Your output is the lines from the first one to the one containing "const speedTicks = [0, 2000, 4000, 6000];", repeated exactly, with images left out.

Data excerpt -
** BEGIN **

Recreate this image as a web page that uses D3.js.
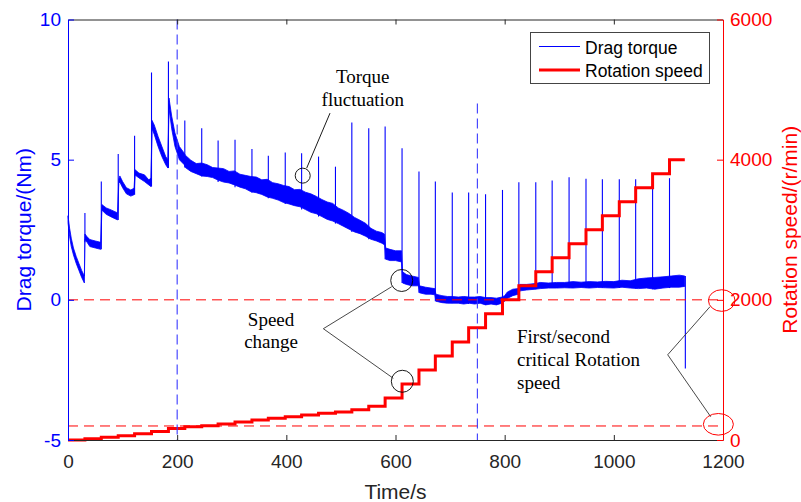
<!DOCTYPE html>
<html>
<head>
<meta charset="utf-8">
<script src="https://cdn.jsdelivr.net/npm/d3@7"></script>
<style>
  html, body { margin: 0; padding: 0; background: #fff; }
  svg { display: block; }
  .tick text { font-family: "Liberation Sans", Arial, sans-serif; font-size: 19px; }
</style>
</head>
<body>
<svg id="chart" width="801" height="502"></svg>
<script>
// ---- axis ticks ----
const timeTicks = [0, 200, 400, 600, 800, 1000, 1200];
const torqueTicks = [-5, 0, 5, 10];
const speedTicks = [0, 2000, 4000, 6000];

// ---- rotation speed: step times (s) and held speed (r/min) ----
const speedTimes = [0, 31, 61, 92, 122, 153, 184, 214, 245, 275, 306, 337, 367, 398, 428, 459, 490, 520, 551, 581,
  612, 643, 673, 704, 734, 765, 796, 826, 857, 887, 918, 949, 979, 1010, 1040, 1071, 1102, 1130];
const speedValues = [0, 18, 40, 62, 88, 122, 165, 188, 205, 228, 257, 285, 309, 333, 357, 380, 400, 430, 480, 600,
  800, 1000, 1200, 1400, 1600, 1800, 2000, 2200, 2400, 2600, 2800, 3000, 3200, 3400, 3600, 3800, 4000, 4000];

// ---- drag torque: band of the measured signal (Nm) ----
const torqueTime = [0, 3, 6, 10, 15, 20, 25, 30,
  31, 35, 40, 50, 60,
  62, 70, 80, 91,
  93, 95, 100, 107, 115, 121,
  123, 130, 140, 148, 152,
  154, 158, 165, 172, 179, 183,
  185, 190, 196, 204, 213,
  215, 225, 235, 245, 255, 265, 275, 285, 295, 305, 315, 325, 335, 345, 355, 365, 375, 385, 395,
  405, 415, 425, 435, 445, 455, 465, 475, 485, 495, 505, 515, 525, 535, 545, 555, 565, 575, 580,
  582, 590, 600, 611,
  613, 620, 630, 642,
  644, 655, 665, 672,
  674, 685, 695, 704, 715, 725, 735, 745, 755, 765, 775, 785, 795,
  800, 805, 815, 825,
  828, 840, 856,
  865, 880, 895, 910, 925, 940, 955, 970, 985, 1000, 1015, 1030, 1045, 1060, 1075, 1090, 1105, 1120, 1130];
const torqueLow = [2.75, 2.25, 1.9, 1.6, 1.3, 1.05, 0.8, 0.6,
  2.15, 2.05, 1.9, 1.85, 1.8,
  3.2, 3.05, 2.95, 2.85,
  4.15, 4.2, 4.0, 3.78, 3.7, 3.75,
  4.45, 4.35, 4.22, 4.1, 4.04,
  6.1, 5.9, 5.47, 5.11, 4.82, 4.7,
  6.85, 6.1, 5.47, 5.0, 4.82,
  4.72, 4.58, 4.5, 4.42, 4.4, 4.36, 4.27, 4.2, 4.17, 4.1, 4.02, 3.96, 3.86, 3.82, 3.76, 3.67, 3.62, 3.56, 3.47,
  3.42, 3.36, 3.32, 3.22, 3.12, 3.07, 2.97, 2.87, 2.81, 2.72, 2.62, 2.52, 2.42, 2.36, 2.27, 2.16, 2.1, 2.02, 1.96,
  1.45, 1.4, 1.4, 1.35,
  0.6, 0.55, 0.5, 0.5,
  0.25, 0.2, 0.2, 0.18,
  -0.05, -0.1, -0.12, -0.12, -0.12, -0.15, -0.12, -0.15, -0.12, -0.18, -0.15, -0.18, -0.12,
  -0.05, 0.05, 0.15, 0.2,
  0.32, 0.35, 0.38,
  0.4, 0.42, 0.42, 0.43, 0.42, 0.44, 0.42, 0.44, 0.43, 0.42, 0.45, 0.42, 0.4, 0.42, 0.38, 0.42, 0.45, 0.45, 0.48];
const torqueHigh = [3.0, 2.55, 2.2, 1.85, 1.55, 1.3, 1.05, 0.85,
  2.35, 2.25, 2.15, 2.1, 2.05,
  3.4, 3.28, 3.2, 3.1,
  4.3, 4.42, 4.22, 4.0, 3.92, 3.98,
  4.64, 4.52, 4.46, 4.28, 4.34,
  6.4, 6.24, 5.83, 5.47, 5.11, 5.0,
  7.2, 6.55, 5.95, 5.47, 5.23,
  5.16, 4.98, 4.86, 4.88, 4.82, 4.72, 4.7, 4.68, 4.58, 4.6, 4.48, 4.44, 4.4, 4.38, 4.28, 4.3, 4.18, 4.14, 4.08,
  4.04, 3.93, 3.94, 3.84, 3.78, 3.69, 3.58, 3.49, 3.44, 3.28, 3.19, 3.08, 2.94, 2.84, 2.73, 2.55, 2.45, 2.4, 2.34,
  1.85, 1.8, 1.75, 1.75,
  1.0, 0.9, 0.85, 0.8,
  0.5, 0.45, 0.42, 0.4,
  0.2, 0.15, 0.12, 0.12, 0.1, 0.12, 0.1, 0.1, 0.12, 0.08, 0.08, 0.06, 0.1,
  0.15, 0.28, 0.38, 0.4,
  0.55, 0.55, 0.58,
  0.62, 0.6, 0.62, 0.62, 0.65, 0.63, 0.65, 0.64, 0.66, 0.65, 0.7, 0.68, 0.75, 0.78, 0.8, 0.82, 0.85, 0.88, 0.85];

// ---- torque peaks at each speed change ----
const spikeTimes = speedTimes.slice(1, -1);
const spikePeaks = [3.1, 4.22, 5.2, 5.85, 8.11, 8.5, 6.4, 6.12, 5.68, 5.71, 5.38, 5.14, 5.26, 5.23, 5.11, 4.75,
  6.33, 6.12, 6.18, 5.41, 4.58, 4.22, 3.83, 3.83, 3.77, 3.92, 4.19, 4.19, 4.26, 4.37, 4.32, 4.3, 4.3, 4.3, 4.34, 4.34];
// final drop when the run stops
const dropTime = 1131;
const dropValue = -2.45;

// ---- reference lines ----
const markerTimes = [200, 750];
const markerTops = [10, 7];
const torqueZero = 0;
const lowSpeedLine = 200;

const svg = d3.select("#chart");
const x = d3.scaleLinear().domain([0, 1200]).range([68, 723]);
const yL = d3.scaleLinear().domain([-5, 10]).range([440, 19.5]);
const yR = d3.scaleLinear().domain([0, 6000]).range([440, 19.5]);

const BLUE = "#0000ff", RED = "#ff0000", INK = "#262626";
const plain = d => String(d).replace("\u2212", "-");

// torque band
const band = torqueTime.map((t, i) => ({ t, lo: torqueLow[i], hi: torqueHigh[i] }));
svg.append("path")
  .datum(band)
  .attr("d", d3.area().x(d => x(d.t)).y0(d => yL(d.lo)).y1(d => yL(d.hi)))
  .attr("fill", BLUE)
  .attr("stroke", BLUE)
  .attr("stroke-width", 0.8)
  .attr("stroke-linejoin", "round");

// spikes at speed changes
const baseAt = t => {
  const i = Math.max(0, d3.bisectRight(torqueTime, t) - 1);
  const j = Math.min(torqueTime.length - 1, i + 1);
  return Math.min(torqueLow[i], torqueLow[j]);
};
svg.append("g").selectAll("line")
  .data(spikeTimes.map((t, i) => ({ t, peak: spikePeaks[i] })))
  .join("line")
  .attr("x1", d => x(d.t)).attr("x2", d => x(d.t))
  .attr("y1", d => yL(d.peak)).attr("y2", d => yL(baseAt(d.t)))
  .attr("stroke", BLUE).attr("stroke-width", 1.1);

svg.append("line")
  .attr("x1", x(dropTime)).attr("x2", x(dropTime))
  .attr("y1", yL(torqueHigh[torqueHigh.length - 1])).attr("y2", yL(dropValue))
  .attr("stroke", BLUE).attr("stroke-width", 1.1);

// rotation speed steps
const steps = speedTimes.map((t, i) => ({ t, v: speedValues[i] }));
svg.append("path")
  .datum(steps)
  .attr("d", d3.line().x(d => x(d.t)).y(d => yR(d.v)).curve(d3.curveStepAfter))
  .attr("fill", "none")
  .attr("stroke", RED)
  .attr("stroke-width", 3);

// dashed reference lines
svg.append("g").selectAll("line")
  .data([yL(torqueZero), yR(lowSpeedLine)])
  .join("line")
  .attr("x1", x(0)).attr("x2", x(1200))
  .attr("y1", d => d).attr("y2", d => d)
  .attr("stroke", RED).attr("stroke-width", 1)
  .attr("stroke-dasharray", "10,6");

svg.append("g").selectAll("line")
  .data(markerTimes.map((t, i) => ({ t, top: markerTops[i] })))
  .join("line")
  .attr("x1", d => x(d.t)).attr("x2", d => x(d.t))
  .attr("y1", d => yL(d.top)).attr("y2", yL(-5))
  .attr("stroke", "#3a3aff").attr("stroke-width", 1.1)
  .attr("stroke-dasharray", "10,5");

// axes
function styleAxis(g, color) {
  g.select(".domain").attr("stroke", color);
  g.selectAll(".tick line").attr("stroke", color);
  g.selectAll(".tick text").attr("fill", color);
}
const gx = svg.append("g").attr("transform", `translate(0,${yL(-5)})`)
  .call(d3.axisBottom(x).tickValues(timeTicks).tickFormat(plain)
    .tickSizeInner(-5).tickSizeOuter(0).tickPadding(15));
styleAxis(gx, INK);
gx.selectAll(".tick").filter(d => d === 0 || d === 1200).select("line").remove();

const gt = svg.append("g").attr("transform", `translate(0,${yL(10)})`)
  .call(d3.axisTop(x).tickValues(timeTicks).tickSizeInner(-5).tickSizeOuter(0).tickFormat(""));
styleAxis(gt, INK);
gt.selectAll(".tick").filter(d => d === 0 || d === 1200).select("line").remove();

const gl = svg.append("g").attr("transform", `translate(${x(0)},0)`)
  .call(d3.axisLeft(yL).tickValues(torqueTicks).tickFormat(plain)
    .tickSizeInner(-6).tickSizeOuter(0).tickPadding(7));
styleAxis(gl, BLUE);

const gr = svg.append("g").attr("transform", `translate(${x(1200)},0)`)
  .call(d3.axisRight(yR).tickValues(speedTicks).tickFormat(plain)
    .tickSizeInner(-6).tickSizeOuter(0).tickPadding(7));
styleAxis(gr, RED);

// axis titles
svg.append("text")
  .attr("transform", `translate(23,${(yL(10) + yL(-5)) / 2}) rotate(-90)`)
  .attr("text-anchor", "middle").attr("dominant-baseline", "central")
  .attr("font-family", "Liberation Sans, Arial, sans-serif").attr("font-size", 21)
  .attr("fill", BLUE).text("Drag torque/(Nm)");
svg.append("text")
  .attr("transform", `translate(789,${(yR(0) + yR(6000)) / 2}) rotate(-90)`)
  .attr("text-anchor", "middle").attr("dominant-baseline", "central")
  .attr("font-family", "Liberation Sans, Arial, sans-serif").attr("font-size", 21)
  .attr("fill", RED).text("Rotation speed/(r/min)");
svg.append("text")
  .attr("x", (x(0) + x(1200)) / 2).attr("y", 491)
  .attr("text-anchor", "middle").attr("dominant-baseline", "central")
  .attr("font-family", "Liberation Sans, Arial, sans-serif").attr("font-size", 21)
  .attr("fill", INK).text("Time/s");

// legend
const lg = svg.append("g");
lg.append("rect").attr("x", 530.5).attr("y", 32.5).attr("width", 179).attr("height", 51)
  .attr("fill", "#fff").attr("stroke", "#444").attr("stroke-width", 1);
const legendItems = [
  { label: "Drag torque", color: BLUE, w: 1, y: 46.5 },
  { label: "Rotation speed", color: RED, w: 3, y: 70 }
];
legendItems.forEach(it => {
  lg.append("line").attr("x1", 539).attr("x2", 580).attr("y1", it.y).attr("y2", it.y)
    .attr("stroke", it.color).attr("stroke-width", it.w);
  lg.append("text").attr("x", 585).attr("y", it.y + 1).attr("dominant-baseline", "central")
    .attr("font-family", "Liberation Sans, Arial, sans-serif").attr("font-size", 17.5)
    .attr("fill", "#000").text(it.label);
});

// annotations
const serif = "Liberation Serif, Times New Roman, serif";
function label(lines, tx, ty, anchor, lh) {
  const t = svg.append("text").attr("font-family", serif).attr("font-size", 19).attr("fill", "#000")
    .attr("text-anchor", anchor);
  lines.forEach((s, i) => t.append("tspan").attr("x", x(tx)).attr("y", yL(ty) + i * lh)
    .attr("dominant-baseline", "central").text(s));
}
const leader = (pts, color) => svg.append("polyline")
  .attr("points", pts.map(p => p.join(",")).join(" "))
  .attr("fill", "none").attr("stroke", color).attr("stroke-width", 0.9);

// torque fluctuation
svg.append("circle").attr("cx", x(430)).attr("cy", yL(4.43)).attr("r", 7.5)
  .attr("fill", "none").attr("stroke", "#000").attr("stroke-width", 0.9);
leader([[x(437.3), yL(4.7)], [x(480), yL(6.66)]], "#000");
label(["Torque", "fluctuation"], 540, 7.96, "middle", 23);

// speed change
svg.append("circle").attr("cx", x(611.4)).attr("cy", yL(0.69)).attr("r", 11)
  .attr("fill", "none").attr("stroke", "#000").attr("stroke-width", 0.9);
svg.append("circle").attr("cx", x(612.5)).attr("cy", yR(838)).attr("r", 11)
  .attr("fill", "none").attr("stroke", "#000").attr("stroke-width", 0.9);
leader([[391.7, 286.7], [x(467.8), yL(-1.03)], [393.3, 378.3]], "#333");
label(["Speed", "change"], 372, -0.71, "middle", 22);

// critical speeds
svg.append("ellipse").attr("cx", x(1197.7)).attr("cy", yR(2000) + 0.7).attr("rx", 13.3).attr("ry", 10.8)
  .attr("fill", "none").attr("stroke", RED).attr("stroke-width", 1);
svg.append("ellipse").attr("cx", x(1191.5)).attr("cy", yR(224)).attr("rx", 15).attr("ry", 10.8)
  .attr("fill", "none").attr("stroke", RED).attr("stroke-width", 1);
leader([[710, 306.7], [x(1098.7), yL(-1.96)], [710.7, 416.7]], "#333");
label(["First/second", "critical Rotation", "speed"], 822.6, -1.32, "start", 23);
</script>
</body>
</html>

** END **

Answer for the task -
Recreate this image as a web page that uses D3.js.
<!DOCTYPE html>
<html>
<head>
<meta charset="utf-8">
<script src="https://cdn.jsdelivr.net/npm/d3@7"></script>
<style>
  html, body { margin: 0; padding: 0; background: #fff; }
  svg { display: block; }
  .tick text { font-family: "Liberation Sans", Arial, sans-serif; font-size: 19px; }
</style>
</head>
<body>
<svg id="chart" width="801" height="502"></svg>
<script>
// ---- axis ticks ----
const timeTicks = [0, 200, 400, 600, 800, 1000, 1200];
const torqueTicks = [-5, 0, 5, 10];
const speedTicks = [0, 2000, 4000, 6000];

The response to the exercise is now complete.